# [Material provided]
******
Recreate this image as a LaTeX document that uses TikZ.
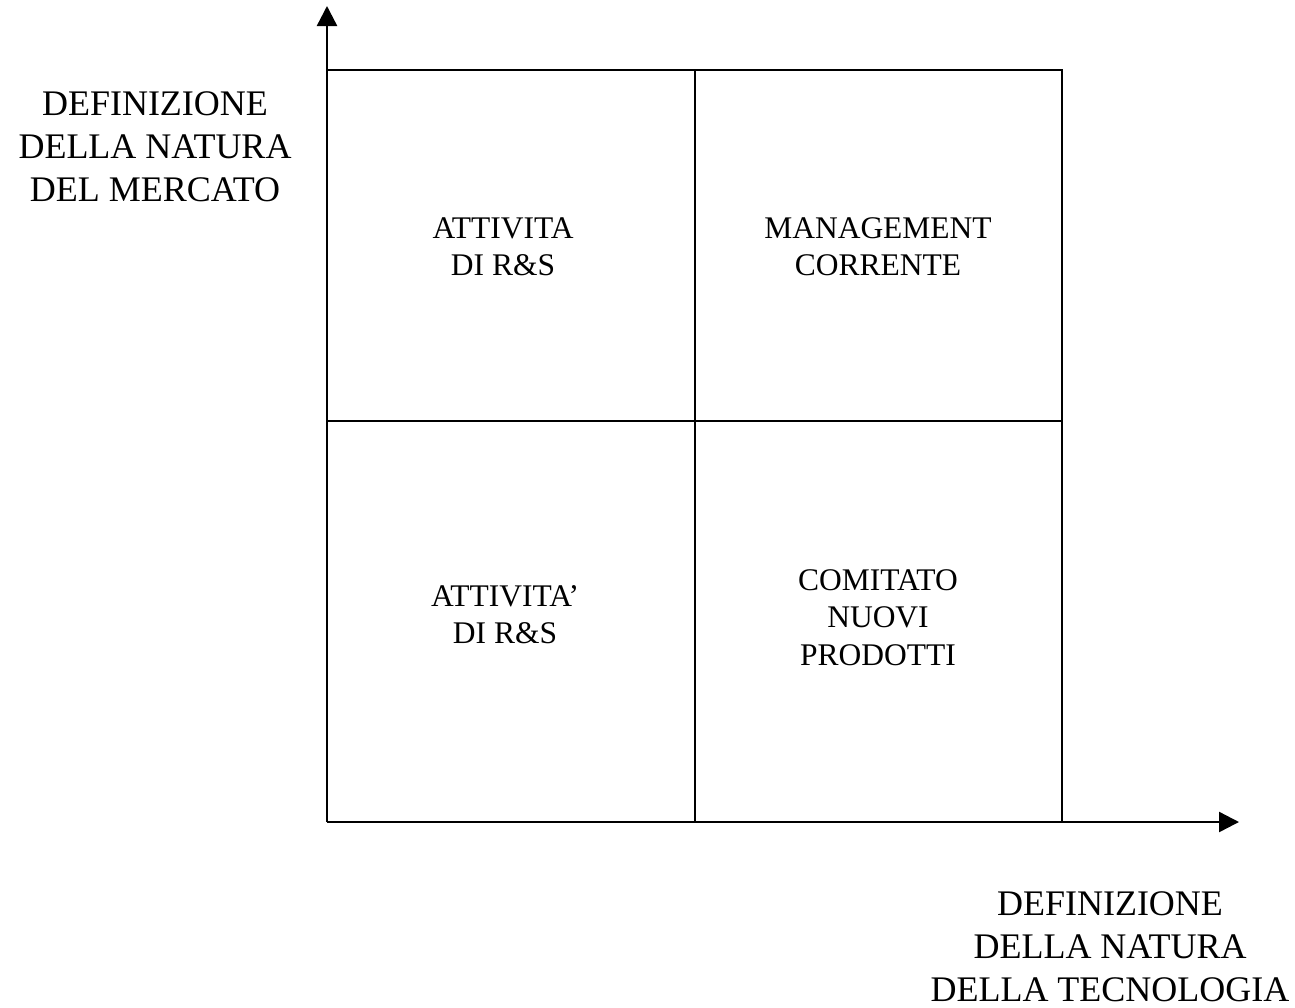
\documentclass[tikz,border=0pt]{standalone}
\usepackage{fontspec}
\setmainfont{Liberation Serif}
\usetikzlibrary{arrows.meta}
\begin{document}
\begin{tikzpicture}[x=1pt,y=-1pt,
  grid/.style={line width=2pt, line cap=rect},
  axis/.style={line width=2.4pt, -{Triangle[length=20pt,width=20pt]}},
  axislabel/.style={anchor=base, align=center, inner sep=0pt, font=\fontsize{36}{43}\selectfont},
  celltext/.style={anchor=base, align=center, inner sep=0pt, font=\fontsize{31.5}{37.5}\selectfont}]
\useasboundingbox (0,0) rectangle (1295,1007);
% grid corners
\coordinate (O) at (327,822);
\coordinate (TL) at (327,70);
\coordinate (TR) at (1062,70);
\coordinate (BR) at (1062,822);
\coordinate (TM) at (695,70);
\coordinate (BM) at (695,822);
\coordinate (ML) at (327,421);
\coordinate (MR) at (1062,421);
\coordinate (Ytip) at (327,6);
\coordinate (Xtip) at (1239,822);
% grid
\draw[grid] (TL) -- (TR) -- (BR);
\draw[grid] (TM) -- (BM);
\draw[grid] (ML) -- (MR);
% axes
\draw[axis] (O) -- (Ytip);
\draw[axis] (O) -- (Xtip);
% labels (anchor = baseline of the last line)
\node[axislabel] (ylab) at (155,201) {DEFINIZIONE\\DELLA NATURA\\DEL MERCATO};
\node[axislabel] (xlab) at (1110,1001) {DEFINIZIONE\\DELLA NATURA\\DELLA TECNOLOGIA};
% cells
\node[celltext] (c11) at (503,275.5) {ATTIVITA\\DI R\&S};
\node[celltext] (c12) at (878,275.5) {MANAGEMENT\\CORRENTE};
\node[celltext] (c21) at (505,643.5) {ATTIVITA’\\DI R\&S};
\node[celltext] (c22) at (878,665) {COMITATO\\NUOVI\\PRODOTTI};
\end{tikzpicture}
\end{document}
******
# [What you have to do]
Repeat the material above in full and exactly, apart from the pictures.

# [Task solution]
Recreate this image as a LaTeX document that uses TikZ.
\documentclass[tikz,border=0pt]{standalone}
\usepackage{fontspec}
\setmainfont{Liberation Serif}
\usetikzlibrary{arrows.meta}
\begin{document}
\begin{tikzpicture}[x=1pt,y=-1pt,
  grid/.style={line width=2pt, line cap=rect},
  axis/.style={line width=2.4pt, -{Triangle[length=20pt,width=20pt]}},
  axislabel/.style={anchor=base, align=center, inner sep=0pt, font=\fontsize{36}{43}\selectfont},
  celltext/.style={anchor=base, align=center, inner sep=0pt, font=\fontsize{31.5}{37.5}\selectfont}]
\useasboundingbox (0,0) rectangle (1295,1007);
% grid corners
\coordinate (O) at (327,822);
\coordinate (TL) at (327,70);
\coordinate (TR) at (1062,70);
\coordinate (BR) at (1062,822);
\coordinate (TM) at (695,70);
\coordinate (BM) at (695,822);
\coordinate (ML) at (327,421);
\coordinate (MR) at (1062,421);
\coordinate (Ytip) at (327,6);
\coordinate (Xtip) at (1239,822);
% grid
\draw[grid] (TL) -- (TR) -- (BR);
\draw[grid] (TM) -- (BM);
\draw[grid] (ML) -- (MR);
% axes
\draw[axis] (O) -- (Ytip);
\draw[axis] (O) -- (Xtip);
% labels (anchor = baseline of the last line)
\node[axislabel] (ylab) at (155,201) {DEFINIZIONE\\DELLA NATURA\\DEL MERCATO};
\node[axislabel] (xlab) at (1110,1001) {DEFINIZIONE\\DELLA NATURA\\DELLA TECNOLOGIA};
% cells
\node[celltext] (c11) at (503,275.5) {ATTIVITA\\DI R\&S};
\node[celltext] (c12) at (878,275.5) {MANAGEMENT\\CORRENTE};
\node[celltext] (c21) at (505,643.5) {ATTIVITA’\\DI R\&S};
\node[celltext] (c22) at (878,665) {COMITATO\\NUOVI\\PRODOTTI};
\end{tikzpicture}
\end{document}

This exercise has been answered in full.